Dear past, thank you for all the lessons,
Dear future, I’m ready
I have spent months analysing why Kiri happened to me, why I attracted such an experience into my life. What were the lessons I needed to learn? I’m still not sure of the whys exactly, but I know I have grown immensely from what happened with him.
I suppose I still have some feelings for him. He has been a very significant part of my life. But now these feelings are more of a melancholic affection for a dream that never was, than anything more profound. I’m grateful to him for all I had to go through at his hands. Thanks to him I have found a path where I can help many lost souls.
I’m writing a book about what happened to me, in the hope that others will understand how easy it is to get trapped in these warped relationships and how hard it is to walk away from them. I hope people will be able to identify the early signs of a toxic bond and to walk away before it is too late.
My speeches at the Town Hall also address a variety of people affected by similar experiences. I know I’m helping because I know I would have been so grateful for something like this when I felt so alone, so confused and in so much pain.
I want them to know that there is help out there. We don’t have to do life on our own.
How did I get better? One day at the time. There is no magic formula, no miracle pill to get you out of the gut-wrenching sensation of loss, pain and grief.
I have been lucky to have come out on the other side, and the world is a much better place from where I stand now.
I will never have closure. I have just moved on.

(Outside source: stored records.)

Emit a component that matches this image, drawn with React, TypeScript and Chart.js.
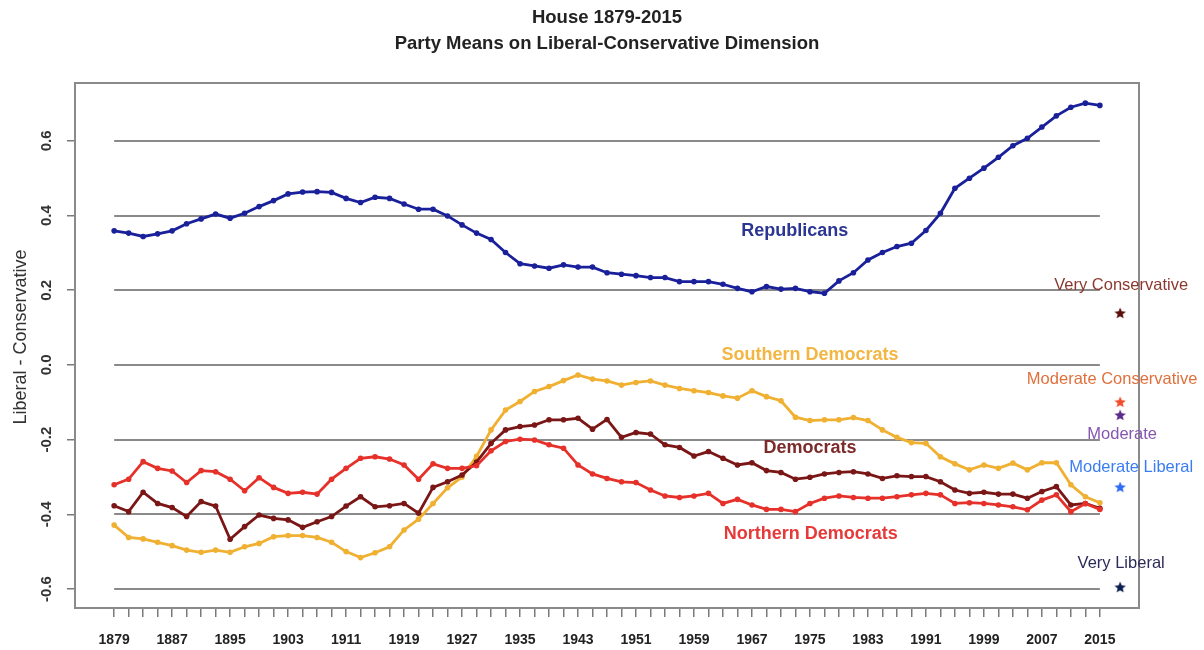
import React, { useEffect, useRef } from "react";
import { Chart, registerables } from "chart.js";

Chart.register(...registerables);

// Congress start years
const years = [
  1879, 1881, 1883, 1885, 1887, 1889, 1891, 1893, 1895, 1897,
  1899, 1901, 1903, 1905, 1907, 1909, 1911, 1913, 1915, 1917,
  1919, 1921, 1923, 1925, 1927, 1929, 1931, 1933, 1935, 1937,
  1939, 1941, 1943, 1945, 1947, 1949, 1951, 1953, 1955, 1957,
  1959, 1961, 1963, 1965, 1967, 1969, 1971, 1973, 1975, 1977,
  1979, 1981, 1983, 1985, 1987, 1989, 1991, 1993, 1995, 1997,
  1999, 2001, 2003, 2005, 2007, 2009, 2011, 2013, 2015,
];

const republicans = [
  0.359, 0.353, 0.344, 0.351, 0.359, 0.378, 0.391, 0.404, 0.393, 0.406,
  0.424, 0.440, 0.458, 0.463, 0.464, 0.462, 0.446, 0.435, 0.449, 0.446,
  0.431, 0.417, 0.417, 0.399, 0.375, 0.353, 0.336, 0.301, 0.271, 0.265,
  0.259, 0.268, 0.262, 0.262, 0.247, 0.243, 0.239, 0.234, 0.234, 0.223,
  0.223, 0.223, 0.216, 0.205, 0.196, 0.210, 0.203, 0.205, 0.196, 0.192,
  0.225, 0.247, 0.281, 0.301, 0.317, 0.326, 0.360, 0.406, 0.473, 0.500,
  0.527, 0.556, 0.587, 0.607, 0.637, 0.667, 0.690, 0.701, 0.695,
];

const southernDemocrats = [
  -0.429, -0.462, -0.466, -0.475, -0.484, -0.496, -0.502, -0.496, -0.502, -0.487,
  -0.478, -0.460, -0.457, -0.457, -0.462, -0.475, -0.500, -0.516, -0.503, -0.487,
  -0.442, -0.413, -0.371, -0.329, -0.300, -0.245, -0.174, -0.121, -0.098, -0.071,
  -0.058, -0.042, -0.027, -0.038, -0.043, -0.054, -0.047, -0.043, -0.054, -0.063,
  -0.069, -0.074, -0.083, -0.089, -0.069, -0.085, -0.096, -0.140, -0.149, -0.147,
  -0.147, -0.141, -0.149, -0.174, -0.194, -0.208, -0.210, -0.246, -0.265, -0.281,
  -0.268, -0.277, -0.263, -0.281, -0.262, -0.262, -0.321, -0.353, -0.369,
];

const democrats = [
  -0.377, -0.393, -0.341, -0.371, -0.382, -0.406, -0.366, -0.378, -0.467, -0.433,
  -0.402, -0.411, -0.415, -0.435, -0.420, -0.406, -0.378, -0.353, -0.380, -0.377,
  -0.371, -0.397, -0.328, -0.313, -0.295, -0.260, -0.210, -0.174, -0.165, -0.161,
  -0.147, -0.147, -0.143, -0.172, -0.146, -0.194, -0.181, -0.185, -0.214, -0.221,
  -0.244, -0.232, -0.250, -0.268, -0.262, -0.283, -0.288, -0.306, -0.301, -0.292,
  -0.288, -0.286, -0.292, -0.304, -0.297, -0.299, -0.299, -0.313, -0.335, -0.344,
  -0.341, -0.346, -0.346, -0.357, -0.339, -0.326, -0.375, -0.371, -0.384,
];

const northernDemocrats = [
  -0.321, -0.306, -0.259, -0.277, -0.284, -0.315, -0.283, -0.286, -0.306, -0.337,
  -0.302, -0.328, -0.344, -0.341, -0.346, -0.306, -0.277, -0.250, -0.246, -0.252,
  -0.268, -0.306, -0.265, -0.277, -0.277, -0.270, -0.230, -0.205, -0.199, -0.201,
  -0.214, -0.223, -0.268, -0.292, -0.304, -0.313, -0.315, -0.335, -0.351, -0.355,
  -0.351, -0.344, -0.371, -0.360, -0.375, -0.387, -0.387, -0.393, -0.371, -0.357,
  -0.351, -0.355, -0.357, -0.357, -0.353, -0.348, -0.344, -0.348, -0.371, -0.369,
  -0.371, -0.375, -0.380, -0.388, -0.362, -0.348, -0.393, -0.371, -0.387,
];

const xTickLabels = [
  1879, 1887, 1895, 1903, 1911, 1919, 1927, 1935, 1943,
  1951, 1959, 1967, 1975, 1983, 1991, 1999, 2007, 2015,
];
const yTickValues = [-0.6, -0.4, -0.2, 0.0, 0.2, 0.4, 0.6];

// Reference points on the ideology scale
const scaleNames = ["Very Conservative", "Moderate Conservative", "Moderate", "Moderate Liberal", "Very Liberal"];
const scaleValues = [0.139, -0.099, -0.134, -0.327, -0.595];
const scaleYear = 2017.8;

const FONT = '"Liberation Sans", Arial, Helvetica, sans-serif';

const series = [
  { name: "Republicans", data: republicans, color: "#19209a", text: "#2b3592", at: [1972.9, 0.359] },
  { name: "Southern Democrats", data: southernDemocrats, color: "#f0b032", text: "#f2b642", at: [1975.0, 0.027] },
  { name: "Democrats", data: democrats, color: "#7a1616", text: "#7c2a2a", at: [1975.0, -0.222] },
  { name: "Northern Democrats", data: northernDemocrats, color: "#e6302a", text: "#e63a3a", at: [1975.1, -0.453] },
];

const scaleStyles = [
  { star: "#5a0e0a", text: "#8a3a2e", dx: 1, dy: -28 },
  { star: "#f04e2c", text: "#e0703c", dx: -8, dy: -22 },
  { star: "#5c2a88", text: "#8656b0", dx: 2, dy: 20 },
  { star: "#2f6cf5", text: "#3b7cf0", dx: 11, dy: -20 },
  { star: "#0c1e50", text: "#2c2c5a", dx: 1, dy: -24 },
];

function starImage(color: string, size: number) {
  const c = document.createElement("canvas");
  c.width = size;
  c.height = size;
  const g = c.getContext("2d")!;
  const cx = size / 2, cy = size / 2 + 0.5;
  const R = size / 2, r = R * 0.45;
  g.beginPath();
  for (let i = 0; i < 10; i++) {
    const rad = i % 2 === 0 ? R : r;
    const ang = -Math.PI / 2 + (i * Math.PI) / 5;
    const px = cx + rad * Math.cos(ang), py = cy + rad * Math.sin(ang);
    if (i === 0) g.moveTo(px, py);
    else g.lineTo(px, py);
  }
  g.closePath();
  g.fillStyle = color;
  g.fill();
  return c;
}

const decor = {
  id: "decor",
  beforeDatasetsDraw(chart: any) {
    const { ctx, chartArea: a, scales } = chart;
    const x = scales.x, y = scales.y;
    ctx.save();
    ctx.strokeStyle = "#8a8a8a";
    ctx.lineWidth = 2;
    const x0 = x.getPixelForValue(years[0]);
    const x1 = x.getPixelForValue(years[years.length - 1]);
    for (const v of yTickValues) {
      const py = Math.round(y.getPixelForValue(v));
      ctx.beginPath();
      ctx.moveTo(x0, py);
      ctx.lineTo(x1, py);
      ctx.stroke();
    }
    ctx.strokeRect(a.left, a.top, a.width, a.height);
    ctx.restore();
  },
  afterDraw(chart: any) {
    const { ctx, chartArea: a, scales } = chart;
    const x = scales.x, y = scales.y;
    ctx.save();
    ctx.textAlign = "center";
    ctx.textBaseline = "middle";

    // Title
    const cx = (a.left + a.right) / 2;
    ctx.fillStyle = "#222";
    ctx.font = `bold 18.5px ${FONT}`;
    ctx.fillText("House 1879-2015", cx, 18);
    ctx.fillText("Party Means on Liberal-Conservative Dimension", cx, 44);

    // Y tick labels, rotated parallel to the axis
    ctx.font = `bold 15px ${FONT}`;
    ctx.fillStyle = "#333";
    for (const v of yTickValues) {
      const py = y.getPixelForValue(v);
      ctx.save();
      ctx.translate(47, py);
      ctx.rotate(-Math.PI / 2);
      ctx.fillText(v.toFixed(1), 0, 0);
      ctx.restore();
    }

    // Y axis title
    ctx.save();
    ctx.font = `18px ${FONT}`;
    ctx.fillStyle = "#333";
    ctx.translate(21, 337);
    ctx.rotate(-Math.PI / 2);
    ctx.fillText("Liberal - Conservative", 0, 0);
    ctx.restore();

    // Series names
    ctx.font = `bold 18px ${FONT}`;
    for (const s of series) {
      ctx.fillStyle = s.text;
      ctx.fillText(s.name, x.getPixelForValue(s.at[0]), y.getPixelForValue(s.at[1]));
    }

    // Scale point names
    ctx.font = `16.5px ${FONT}`;
    scaleNames.forEach((name, i) => {
      const st = scaleStyles[i];
      ctx.fillStyle = st.text;
      ctx.fillText(name, x.getPixelForValue(scaleYear) + st.dx, y.getPixelForValue(scaleValues[i]) + st.dy);
    });
    ctx.restore();
  },
};

export default function App() {
  const ref = useRef<HTMLCanvasElement>(null);

  useEffect(() => {
    const canvas = ref.current;
    if (!canvas) return;

    const lineSets = series.map((s, i) => ({
      label: s.name,
      data: years.map((yr, k) => ({ x: yr, y: s.data[k] })),
      borderColor: s.color,
      backgroundColor: s.color,
      borderWidth: 2.8,
      pointRadius: 2.8,
      pointBorderWidth: 0,
      pointBackgroundColor: s.color,
      tension: 0,
      order: 10 - i,
    }));

    const stars = {
      label: "scale",
      data: scaleValues.map((v) => ({ x: scaleYear, y: v })),
      showLine: false,
      pointStyle: scaleStyles.map((st) => starImage(st.star, 12)),
      pointRadius: 6,
      order: 0,
    };

    const chart = new Chart(canvas, {
      type: "line",
      data: { datasets: [...lineSets, stars] as any },
      options: {
        animation: false,
        responsive: false,
        devicePixelRatio: 1,
        layout: { padding: { left: 0, top: 83, right: 65, bottom: 0 } },
        plugins: { legend: { display: false }, tooltip: { enabled: false }, title: { display: false } },
        scales: {
          x: {
            type: "linear",
            min: 1873.6,
            max: 2020.4,
            afterBuildTicks: (s: any) => {
              s.ticks = years.map((v) => ({ value: v }));
            },
            afterFit: (s: any) => {
              s.height = 42;
            },
            border: { display: false },
            grid: { drawOnChartArea: false, drawTicks: true, tickLength: 9, color: "#7a7a7a", lineWidth: 1.5 },
            ticks: {
              autoSkip: false,
              maxRotation: 0,
              minRotation: 0,
              padding: 15,
              color: "#222",
              font: { family: FONT, size: 14, weight: "bold" },
              callback: (v: any) => (xTickLabels.includes(Number(v)) ? String(v) : ""),
            },
          },
          y: {
            type: "linear",
            min: -0.651,
            max: 0.755,
            afterBuildTicks: (s: any) => {
              s.ticks = yTickValues.map((v) => ({ value: v }));
            },
            afterFit: (s: any) => {
              s.width = 75;
            },
            border: { display: false },
            grid: { drawOnChartArea: false, drawTicks: true, tickLength: 8, color: "#7a7a7a", lineWidth: 1.5 },
            ticks: { display: false },
          },
        },
      },
      plugins: [decor],
    });

    return () => chart.destroy();
  }, []);

  return (
    <div style={{ position: "absolute", left: 0, top: 0, width: 1204, height: 650, background: "#fff" }}>
      <canvas ref={ref} width={1204} height={650} style={{ display: "block" }} />
    </div>
  );
}
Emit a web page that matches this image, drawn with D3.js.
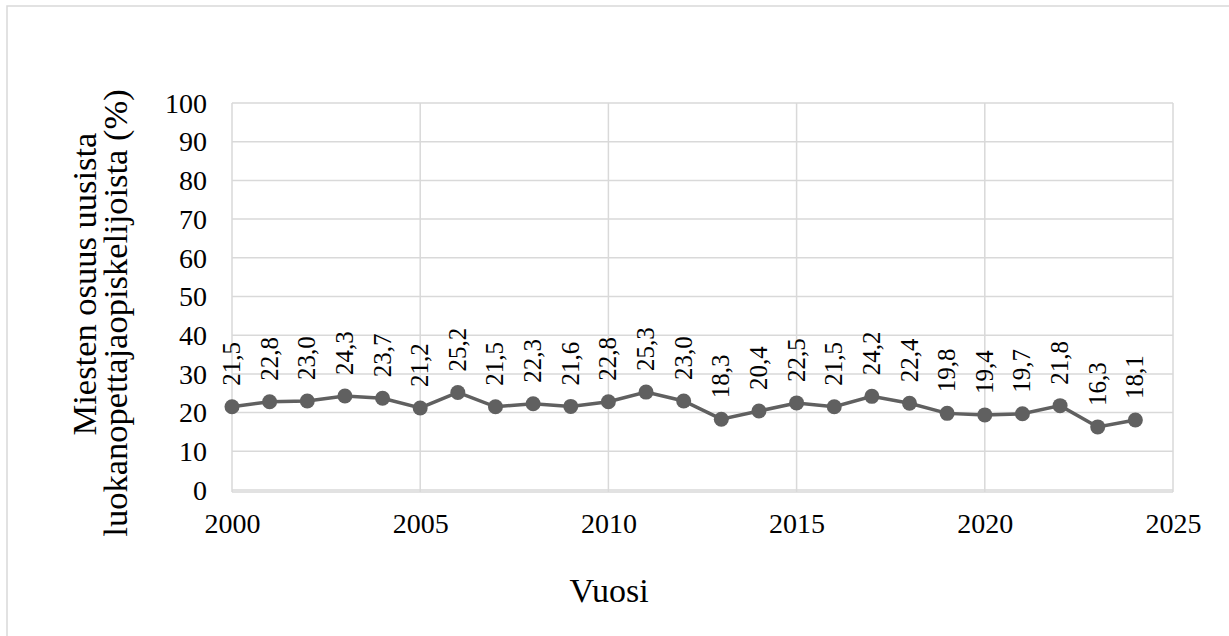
<!DOCTYPE html>
<html><head><meta charset="utf-8">
<script src="https://cdn.jsdelivr.net/npm/d3@7"></script>
<style>body{margin:0;background:#fff}</style>
</head><body>
<svg id="c" width="1229" height="636"></svg>
<script>
const years=[2000,2001,2002,2003,2004,2005,2006,2007,2008,2009,2010,2011,2012,2013,2014,2015,2016,2017,2018,2019,2020,2021,2022,2023,2024];
const values=[21.5,22.8,23.0,24.3,23.7,21.2,25.2,21.5,22.3,21.6,22.8,25.3,23.0,18.3,20.4,22.5,21.5,24.2,22.4,19.8,19.4,19.7,21.8,16.3,18.1];
const xTicks=[2000,2005,2010,2015,2020,2025];
const yTicks=[0,10,20,30,40,50,60,70,80,90,100];
const xTitle="Vuosi";
const yTitle=["Miesten osuus uusista","luokanopettajaopiskelijoista (%)"];

const FF='"Liberation Serif","Times New Roman",serif';
const svg=d3.select("#c");
svg.append("rect").attr("x",7).attr("y",6).attr("width",1240).attr("height",640).attr("fill","none").attr("stroke","#d9d9d9").attr("stroke-width",1.5);
const L=232,R=1173,T=103,B=490;
const x=d3.scaleLinear().domain([2000,2025]).range([L,R]);
const y=d3.scaleLinear().domain([0,100]).range([B,T]);
const g=svg.append("g");
g.selectAll(".hg").data(yTicks).join("line").attr("x1",L).attr("x2",R).attr("y1",d=>y(d)).attr("y2",d=>y(d)).attr("stroke","#d9d9d9").attr("stroke-width",1.5);
g.selectAll(".vg").data(xTicks).join("line").attr("x1",d=>x(d)).attr("x2",d=>x(d)).attr("y1",T).attr("y2",B+2).attr("stroke","#d9d9d9").attr("stroke-width",1.5);
g.append("line").attr("x1",L).attr("x2",R).attr("y1",B+2).attr("y2",B+2).attr("stroke","#d9d9d9").attr("stroke-width",1.5);

const ya=d3.axisLeft(y).tickValues(yTicks).tickSize(0).tickPadding(0);
svg.append("g").attr("transform",`translate(${207},0)`).call(ya).call(a=>a.select(".domain").remove())
 .selectAll("text").style("font-size","28px").style("font-family",FF).attr("fill","#000").attr("dy","0.33em");
const xa=d3.axisBottom(x).tickValues(xTicks).tickFormat(d3.format("d")).tickSize(0).tickPadding(0);
svg.append("g").attr("transform",`translate(0,${533})`).call(xa).call(a=>a.select(".domain").remove())
 .selectAll("text").style("font-size","28px").style("font-family",FF).attr("fill","#000").attr("y",0).attr("dy","0");

const line=d3.line().x((d,i)=>x(years[i])).y(d=>y(d));
svg.append("path").datum(values).attr("d",line).attr("fill","none").attr("stroke","#606060").attr("stroke-width",3.5);
svg.selectAll(".pt").data(values).join("circle").attr("cx",(d,i)=>x(years[i])).attr("cy",d=>y(d)).attr("r",7.5).attr("fill","#606060");
const fmt=v=>v.toFixed(1).replace(".",",");
svg.selectAll(".lb").data(values).join("text")
 .attr("transform",(d,i)=>`translate(${x(years[i])+8},${y(d)-21}) rotate(-90)`)
 .style("font-size","25px").style("font-family",FF).attr("text-anchor","start").text(fmt);

svg.append("text").attr("x",609).attr("y",602).attr("text-anchor","middle").style("font-size","34px").style("font-family",FF).text(xTitle);
svg.append("text").attr("transform",`translate(96,284) rotate(-90)`).attr("text-anchor","middle").style("font-size","34.5px").style("font-family",FF).text(yTitle[0]);
svg.append("text").attr("transform",`translate(127,313) rotate(-90)`).attr("text-anchor","middle").style("font-size","34.5px").style("font-family",FF).text(yTitle[1]);
</script></body></html>
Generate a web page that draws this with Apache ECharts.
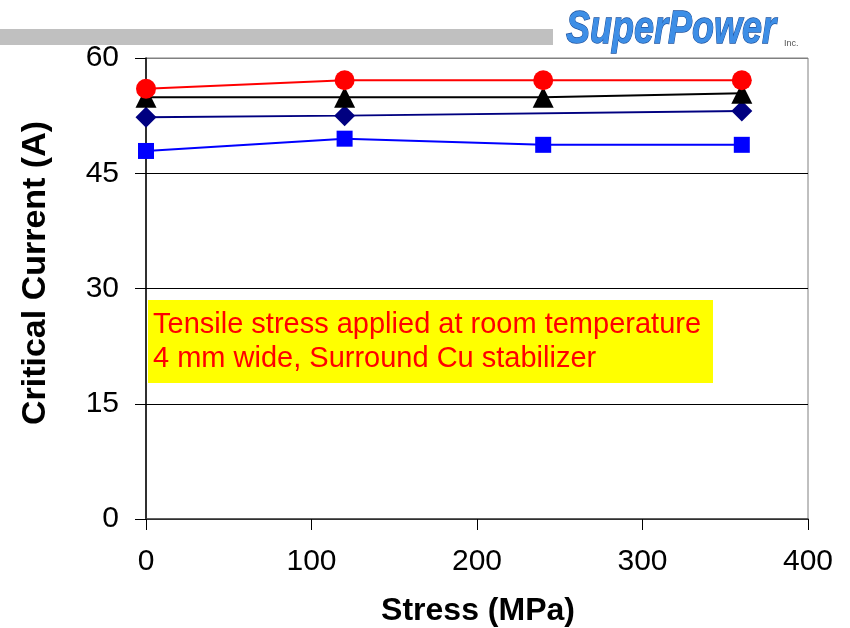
<!DOCTYPE html>
<html>
<head>
<meta charset="utf-8">
<script src="https://cdn.jsdelivr.net/npm/echarts@6/dist/echarts.min.js"></script>
<style>
html,body{margin:0;padding:0;background:#fff;}
#chart{width:850px;height:628px;}
</style>
</head>
<body>
<div id="chart"></div>
<script>
// Data
var stress = [0, 120, 240, 360];
var diamondStress = [0, 120, 360];
var diamondIc = [52.3, 52.5, 53.1];
var squareIc = [47.9, 49.5, 48.7, 48.7];
var triangleIc = [54.9, 54.9, 54.9, 55.4];
var circleIc = [56.0, 57.1, 57.1, 57.1];
var yTicks = [0, 15, 30, 45, 60];
var xTicks = [0, 100, 200, 300, 400];
var noteLines = ['Tensile stress applied at room temperature', '4 mm wide, Surround Cu stabilizer'];

function pairs(xs, ys) { return xs.map(function (x, i) { return [x, ys[i]]; }); }

var FONT = 'Liberation Sans, Arial, sans-serif';
var chart = echarts.init(document.getElementById('chart'), null, {renderer: 'canvas'});

function mkSeries(name, data, color, symbol, size) {
  return {
    name: name, type: 'line', data: data, symbol: symbol, symbolSize: size,
    itemStyle: {color: color}, lineStyle: {color: color, width: 2},
    showSymbol: true, animation: false, z: 3
  };
}

chart.setOption({
  animation: false,
  grid: {left: 146, right: 42, top: 58, bottom: 109, show: true, borderColor: '#808080', borderWidth: 1},
  xAxis: {
    type: 'value', min: xTicks[0], max: xTicks[xTicks.length - 1], interval: 100,
    axisLine: {show: true, lineStyle: {color: '#404040', width: 1.5}},
    axisTick: {show: true, length: 11, lineStyle: {color: '#000'}},
    axisLabel: {color: '#000', fontSize: 30, fontFamily: FONT, margin: 28},
    splitLine: {show: false}
  },
  yAxis: {
    type: 'value', min: yTicks[0], max: yTicks[yTicks.length - 1], interval: 15,
    axisLine: {show: true, lineStyle: {color: '#000', width: 1.5}},
    axisTick: {show: true, length: 11, inside: false, lineStyle: {color: '#000'}},
    axisLabel: {color: '#000', fontSize: 30, fontFamily: FONT, margin: 27},
    splitLine: {show: true, lineStyle: {color: ['#000', '#000', '#000', '#000', '#808080'], width: 1}}
  },
  series: [
    mkSeries('diamond', pairs(diamondStress, diamondIc), '#000080', 'diamond', 21),
    mkSeries('square', pairs(stress, squareIc), '#0000ff', 'rect', 16),
    mkSeries('triangle', pairs(stress, triangleIc), '#000000', 'triangle', 21),
    mkSeries('circle', pairs(stress, circleIc), '#ff0000', 'circle', 20)
  ],
  graphic: [
    {type: 'rect', left: 0, top: 29, shape: {width: 553, height: 16}, style: {fill: '#c0c0c0'}, z: 1},
    {type: 'rect', left: 148, top: 300, shape: {width: 565, height: 83}, style: {fill: '#ffff00'}, z: 10},
    {type: 'text', left: 153, top: 310, z: 11, style: {text: noteLines[0], fill: '#ff0000', fontSize: 29, fontFamily: FONT}},
    {type: 'text', left: 153, top: 344, z: 11, style: {text: noteLines[1], fill: '#ff0000', fontSize: 29, fontFamily: FONT}},
    {type: 'text', x: 478, y: 611, z: 11, style: {text: 'Stress (MPa)', fill: '#000', fontSize: 32, fontWeight: 'bold', fontFamily: FONT, align: 'center', verticalAlign: 'middle'}},
    {type: 'text', x: 36, y: 273, rotation: Math.PI / 2, z: 11, style: {text: 'Critical Current (A)', fill: '#000', fontSize: 34, fontWeight: 'bold', fontFamily: FONT, align: 'center', verticalAlign: 'middle'}},
    {type: 'text', x: 566, y: 30, scaleY: 1.3, z: 11, style: {text: 'SuperPower', fill: '#3d8ee6', stroke: '#1b4f9c', lineWidth: 1, fontSize: 36, fontWeight: 'bold', fontStyle: 'italic', fontFamily: FONT, verticalAlign: 'middle', align: 'left'}},
    {type: 'text', x: 784, y: 44, z: 11, style: {text: 'Inc.', fill: '#555', fontSize: 9, fontFamily: FONT, verticalAlign: 'middle'}}
  ]
});
</script>
</body>
</html>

Life has started again. I pass the mirror in the hall, and I steal a look at myself. My complexion is clear, my eyes are bright, the faint hint of makeup gives me a healthy glow. I straighten up, smile at my reflection and head for the front door. I don’t limp anymore. I slip on my shoes and grab my coat. I smile my biggest smile as I turn to lock my front door and I stroll purposely down the path to the waiting car.
Kyle is in the driver’s seat. He is taking me to the Town Hall for my next talk. Maddy is back! Life, I’m ready!